# Mia and Sophie



## revolutionrocknroll (Sep 22, 2011)

These are my non fishy friends, Mia the cockapoo and Sophie the bunny (breed unknown)!

My family got Mia as a puppy when I just finished 5th grade- June 16, 2004. She was born on April 16, 2004. We got a cockapoo because my mom and my sister have allergies to fur, and cockapoos have hair instead of fur and don't produce as much dander. Some people say that they aren't completely hypoallergenic, but we haven't had any problems with Mia. She's incredibly smart and friendly, and has some cute personality quirks. She is turning 8 years old in a couple of months!
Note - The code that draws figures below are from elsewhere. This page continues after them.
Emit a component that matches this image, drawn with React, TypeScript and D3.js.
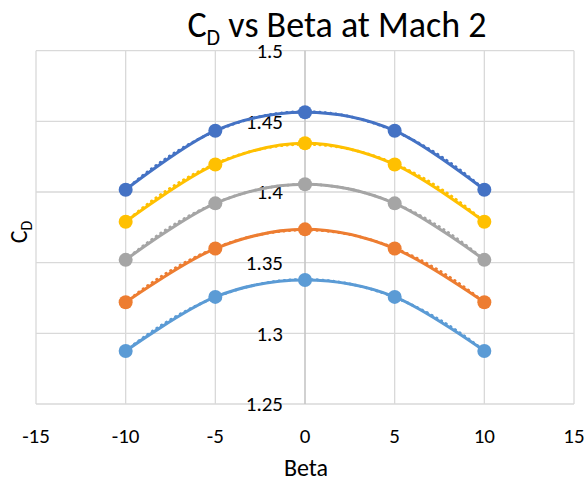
import React from "react";
import * as d3 from "d3";

const betas = [-10, -5, 0, 5, 10];
const seriesNames = ["S1", "S2", "S3", "S4", "S5"];
const seriesColors = ["#4472C4", "#FFC000", "#A5A5A5", "#ED7D31", "#5B9BD5"];
const s1 = [1.4016, 1.4434, 1.4564, 1.4434, 1.4016];
const s2 = [1.379, 1.4195, 1.4345, 1.4195, 1.379];
const s3 = [1.352, 1.392, 1.4055, 1.392, 1.352];
const s4 = [1.322, 1.36, 1.3736, 1.36, 1.322];
const s5 = [1.2875, 1.3258, 1.3377, 1.3258, 1.2875];
const seriesValues = [s1, s2, s3, s4, s5];
const xTicks = [-15, -10, -5, 0, 5, 10, 15];
const yTicks = [1.25, 1.3, 1.35, 1.4, 1.45, 1.5];

const W = 587;
const H = 485;
const FONT = "Carlito, Lato, 'Open Sans', sans-serif";

// least-squares quadratic fit (Excel polynomial trendline, order 2)
function quadFit(xs: number[], ys: number[]) {
  const n = xs.length;
  let s0 = n, s1x = 0, s2x = 0, s3x = 0, s4x = 0, t0 = 0, t1 = 0, t2 = 0;
  for (let i = 0; i < n; i++) {
    const x = xs[i], y = ys[i];
    s1x += x; s2x += x * x; s3x += x * x * x; s4x += x * x * x * x;
    t0 += y; t1 += x * y; t2 += x * x * y;
  }
  const A = [
    [s0, s1x, s2x, t0],
    [s1x, s2x, s3x, t1],
    [s2x, s3x, s4x, t2],
  ];
  for (let c = 0; c < 3; c++) {
    let p = c;
    for (let r = c + 1; r < 3; r++) if (Math.abs(A[r][c]) > Math.abs(A[p][c])) p = r;
    [A[c], A[p]] = [A[p], A[c]];
    for (let r = 0; r < 3; r++) {
      if (r === c) continue;
      const f = A[r][c] / A[c][c];
      for (let k = c; k < 4; k++) A[r][k] -= f * A[c][k];
    }
  }
  const a = A[0][3] / A[0][0], b = A[1][3] / A[1][1], cc = A[2][3] / A[2][2];
  return (x: number) => a + b * x + cc * x * x;
}

export default function App() {
  const x = d3.scaleLinear().domain([-15, 15]).range([36, 574]);
  const y = d3.scaleLinear().domain([1.25, 1.5]).range([404, 50.7]);
  const line = d3
    .line<[number, number]>()
    .x((d) => x(d[0]))
    .y((d) => y(d[1]))
    .curve(d3.curveCardinal.tension(0));
  const straight = d3
    .line<[number, number]>()
    .x((d) => x(d[0]))
    .y((d) => y(d[1]));

  return (
    <svg
      width={W}
      height={H}
      style={{ position: "absolute", left: 0, top: 0, background: "#fff" }}
      fontFamily={FONT}
    >
      {/* gridlines */}
      {yTicks.map((t) => (
        <line key={"gy" + t} x1={x(-15)} x2={x(15)} y1={y(t)} y2={y(t)} stroke="#d9d9d9" strokeWidth={1.3} />
      ))}
      {xTicks.map((t) => (
        <line
          key={"gx" + t}
          x1={x(t)}
          x2={x(t)}
          y1={y(1.5)}
          y2={y(1.25)}
          stroke={t === 0 ? "#c6c6c6" : "#d9d9d9"}
          strokeWidth={t === 0 ? 1.6 : 1.3}
        />
      ))}

      {/* y tick labels */}
      {yTicks.map((t) => (
        <text key={"ty" + t} x={x(0) - 22} y={y(t)} dy="0.35em" textAnchor="end" fontSize={21} fill="#000">
          {String(t)}
        </text>
      ))}
      {/* x tick labels */}
      {xTicks.map((t) => (
        <text key={"tx" + t} x={x(t)} y={443} textAnchor="middle" fontSize={21} fill="#000">
          {String(t)}
        </text>
      ))}

      {/* trendlines (dotted) */}
      {seriesValues.map((vals, i) => {
        const f = quadFit(betas, vals);
        const pts: [number, number][] = d3.range(-10, 10.001, 0.25).map((b) => [b, f(b)]);
        return (
          <path
            key={"tr" + i}
            d={straight(pts) || ""}
            fill="none"
            stroke={seriesColors[i]}
            strokeWidth={2.8}
            strokeDasharray="0.5 5"
            strokeLinecap="round"
          />
        );
      })}

      {/* series lines */}
      {seriesValues.map((vals, i) => (
        <path
          key={"ln" + seriesNames[i]}
          d={line(betas.map((b, j) => [b, vals[j]] as [number, number])) || ""}
          fill="none"
          stroke={seriesColors[i]}
          strokeWidth={3}
          strokeLinejoin="round"
        />
      ))}

      {/* markers */}
      {seriesValues.map((vals, i) =>
        betas.map((b, j) => (
          <circle key={"m" + i + "-" + j} cx={x(b)} cy={y(vals[j])} r={7} fill={seriesColors[i]} />
        ))
      )}

      {/* title */}
      <text x={337} y={37} textAnchor="middle" fontSize={36} fill="#000">
        C<tspan fontSize={22} dy={8}>D</tspan>
        <tspan dy={-8}> vs Beta at Mach 2</tspan>
      </text>

      {/* axis titles */}
      <text x={306} y={476} textAnchor="middle" fontSize={24} fill="#000">
        Beta
      </text>
      <text transform={`translate(27, ${232}) rotate(-90)`} textAnchor="middle" fontSize={24} fill="#000">
        C<tspan fontSize={16} dy={5}>D</tspan>
      </text>
    </svg>
  );
}
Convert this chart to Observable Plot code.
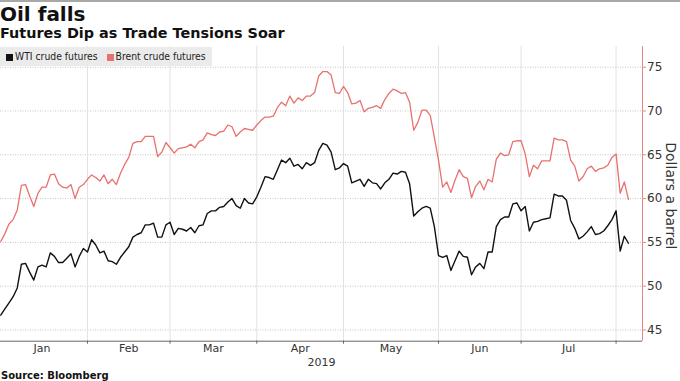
<!DOCTYPE html>
<html>
<head>
<meta charset="utf-8">
<script src="https://cdn.jsdelivr.net/npm/d3@7"></script>
<script src="https://cdn.jsdelivr.net/npm/@observablehq/plot@0.6"></script>
<style>
  html, body { margin: 0; padding: 0; background: #fff; }
  #wrap { position: relative; width: 680px; height: 381px; overflow: hidden; font-family: "DejaVu Sans", sans-serif; color: #111; }
  #topbar { position: absolute; left: 0; top: 0; width: 680px; height: 2px; background: #a8a8a8; }
  #title { position: absolute; left: 0; top: 4px; font-size: 20px; line-height: 20px; font-weight: bold; }
  #subtitle { position: absolute; left: 0; top: 26px; font-size: 14.4px; line-height: 14px; font-weight: bold; }
  #chart { position: absolute; left: 0; top: 42px; }
  #legend { position: absolute; left: 0; top: 47px; width: 212px; height: 19px; background: rgba(232,232,232,0.85);
            font-family: "DejaVu Sans Condensed", "DejaVu Sans", sans-serif; font-stretch: condensed; font-size: 10.3px; line-height: 19px; color: #222; white-space: nowrap; }
  .sw { display: inline-block; width: 7px; height: 7px; vertical-align: -0.5px; margin-right: 2px; }
  #source { position: absolute; left: 1px; top: 371px; font-size: 10px; line-height: 10px; font-weight: bold; }
</style>
</head>
<body>
<div id="wrap">
  <div id="topbar"></div>
  <div id="title">Oil falls</div>
  <div id="subtitle">Futures Dip as Trade Tensions Soar</div>
  <div id="chart"></div>
  <div id="legend"></div>
  <div id="source">Source: Bloomberg</div>
</div>
<script>
// ---- data ----
const startDate = "2019-01-02";
const endDate = "2019-08-05";
const holidays = ["2019-01-01", "2019-04-19"];
const months = ["Jan", "Feb", "Mar", "Apr", "May", "Jun", "Jul"];
const yearLabel = "2019";
const yTicks = [45, 50, 55, 60, 65, 70, 75];
const seriesNames = ["WTI crude futures", "Brent crude futures"];
const seriesColors = ["#111111", "#e8716f"];

// Brent crude futures, one value per trading day (Jan 2 – Aug 5, 2019)
const brent = [
  55.1, 56.0, 57.1, 57.6, 58.7, 61.5, 61.6, 60.3, 59.1, 60.6,
  61.3, 61.3, 62.7, 62.8, 61.7, 61.3, 61.2, 61.6, 60.0, 61.3,
  61.6, 62.2, 62.7, 62.4, 62.0, 62.7, 61.7, 62.2, 61.6, 62.9,
  63.9, 64.7, 66.3, 66.5, 66.5, 67.1, 67.1, 67.1, 64.8, 65.3,
  66.4, 65.8, 65.2, 65.7, 65.8, 65.9, 66.2, 65.8, 66.5, 66.7,
  67.5, 67.3, 67.2, 67.6, 67.7, 68.4, 68.2, 67.1, 67.6, 68.0,
  67.9, 67.8, 68.4, 68.9, 69.3, 69.3, 69.4, 70.4, 71.0, 70.6,
  71.7, 70.9, 71.5, 71.2, 71.7, 71.7, 72.1, 74.0, 74.5, 74.5,
  74.1, 72.1, 72.0, 72.8, 72.1, 70.8, 70.9, 71.2, 69.9, 70.3,
  70.4, 70.6, 70.3, 71.3, 72.0, 72.5, 72.3, 72.0, 72.1, 71.0,
  67.8, 68.7, 70.1, 70.1, 69.5, 67.0, 64.4, 61.3, 61.9, 60.7,
  62.1, 63.3, 62.5, 62.3, 60.1, 61.4, 62.0, 61.0, 62.2, 61.9,
  64.5, 65.2, 64.9, 65.0, 66.5, 66.6, 66.6, 65.1, 62.5, 63.8,
  63.4, 64.3, 64.3, 64.3, 66.9, 66.7, 66.7, 66.5, 64.4, 63.7,
  62.0, 62.5, 63.4, 63.7, 63.1, 63.4, 63.5, 63.8, 64.7, 65.1,
  60.6, 61.9, 59.9
];

// WTI crude futures, one value per trading day
const wti = [
  46.7, 47.4, 48.1, 48.8, 49.8, 52.5, 52.6, 51.6, 50.7, 52.2,
  52.4, 52.2, 53.8, 53.4, 52.7, 52.7, 53.2, 53.7, 52.2, 53.4,
  54.3, 53.9, 55.3, 54.7, 53.8, 54.0, 52.9, 52.8, 52.5, 53.3,
  53.9, 54.5, 55.6, 55.9, 56.1, 57.0, 57.0, 57.2, 55.6, 55.6,
  57.0, 57.3, 55.9, 56.6, 56.5, 56.3, 56.7, 56.1, 56.9, 57.0,
  58.3, 58.6, 58.6, 59.0, 59.1, 59.6, 60.0, 59.2, 58.9, 60.0,
  59.5, 59.4, 60.2, 61.3, 62.5, 62.4, 62.2, 63.3, 64.4, 64.1,
  64.6, 63.7, 63.9, 63.4, 64.1, 63.8, 64.1, 65.5, 66.3, 66.1,
  65.3, 63.3, 63.5, 64.0, 63.7, 61.8, 62.0, 62.2, 61.4, 62.2,
  61.8, 61.7, 61.1, 61.8, 62.2, 62.9, 62.8, 63.1, 63.0, 61.7,
  58.0, 58.5, 58.9, 59.1, 58.9, 56.8, 53.5, 53.3, 53.5, 51.8,
  52.9, 54.0, 53.4, 53.3, 51.3, 52.2, 52.6, 52.0, 53.9, 53.9,
  56.8, 57.6, 57.9, 57.9, 59.4, 59.5, 58.6, 59.1, 56.3, 57.3,
  57.4, 57.6, 57.7, 57.8, 60.5, 60.3, 60.3, 59.8, 57.5, 56.6,
  55.4, 55.7, 56.2, 56.8, 55.9, 56.0, 56.3, 56.9, 57.6, 58.6,
  54.0, 55.7, 54.9
];

// ---- build table ----
const fmt = d3.utcFormat("%Y-%m-%d");
const dates = d3.utcDay.range(new Date(startDate), d3.utcDay.offset(new Date(endDate), 1))
  .filter(d => d.getUTCDay() % 6 !== 0 && !holidays.includes(fmt(d)));
const rows = dates.map((date, i) => ({ i, date, wti: wti[i], brent: brent[i] })).filter(r => r.wti != null);

// last trading-day index of each month -> month boundary
const lastIdx = d3.rollup(rows, v => d3.max(v, r => r.i), r => r.date.getUTCMonth());
const boundaries = months.map((_, m) => lastIdx.get(m));
const monthData = months.map((name, m) => ({
  name,
  center: ((m === 0 ? -1 : lastIdx.get(m - 1)) + lastIdx.get(m)) / 2
}));

const xDomain = [-0.06, 155.4];
const yDomain = [43.72, 77.36];

const chart = Plot.plot({
  width: 680,
  height: 330,
  marginLeft: 0,
  marginRight: 38,
  marginTop: 4,
  marginBottom: 31.3,
  x: { domain: xDomain, axis: null },
  y: { domain: yDomain, axis: null },
  style: { fontFamily: "DejaVu Sans, sans-serif", background: "transparent", overflow: "visible", color: "#333" },
  marks: [
    Plot.ruleY(yTicks, { stroke: "#c4c4c4", strokeDasharray: "1,1.5" }),
    Plot.ruleX(boundaries, { stroke: "#e2e2e2" }),
    Plot.line(rows, { x: "i", y: "brent", stroke: seriesColors[1], strokeWidth: 1.3 }),
    Plot.line(rows, { x: "i", y: "wti", stroke: seriesColors[0], strokeWidth: 1.4 }),
    Plot.ruleY([yDomain[0]], { stroke: "#666" }),
    Plot.axisX(boundaries, { tickSize: 3, tickFormat: () => "", stroke: "#666" }),
    Plot.ruleX([xDomain[1]], { stroke: "#e58585" }),
    Plot.axisY(yTicks, { anchor: "right", tickSize: 3, tickPadding: 1.5, stroke: "#e58585", fill: "#333", fontSize: 12, label: null }),
    Plot.text(monthData, { x: "center", text: "name", frameAnchor: "bottom", dy: 10.5, fontSize: 11, fill: "#333" }),
    Plot.text([yearLabel], { frameAnchor: "bottom", dy: 25, fontSize: 11, fill: "#333" }),
    Plot.text(["Dollars a barrel"], { frameAnchor: "right", textAnchor: "middle", rotate: 90, dx: 27.5, dy: 2, fontSize: 14, fill: "#333" })
  ]
});
document.getElementById("chart").appendChild(chart);

// legend
const legend = document.getElementById("legend");
seriesNames.forEach((name, k) => {
  const item = document.createElement("span");
  item.style.marginLeft = k === 0 ? "6px" : "9px";
  item.innerHTML = `<span class="sw" style="background:${seriesColors[k]}"></span>${name}`;
  legend.appendChild(item);
});
</script>
</body>
</html>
Sophie is about 3 years old, and we're not entirely sure what her breed is. She's probably a mix, and she's a small sized rabbit. If there are any rabbit experts on here that can identify her, that would be great! She's a pretty dominant, independent rabbit. She doesn't really like cuddling or being held, but she loves being pet. We got her for Mia, because Mia loves watching the wild bunnies in our yard, but they'd never play with her. However, when Mia realized that Sophie was going to be staying with us, she became jealous. She doesn't like when people give Sophie attention- she tries to get them to play with her instead. Mia's not very cuddly either, but she becomes VERY cuddly when people are playing with Sophie. Sophie makes her kind of nervous because she thumps at Mia and likes following Mia around.









http://www.youtube.com/watch?v=wO9BzuvM-A4
Here's a video of them together.


----------



## Calmwaters (Sep 2, 2009)

Lovely pets!


----------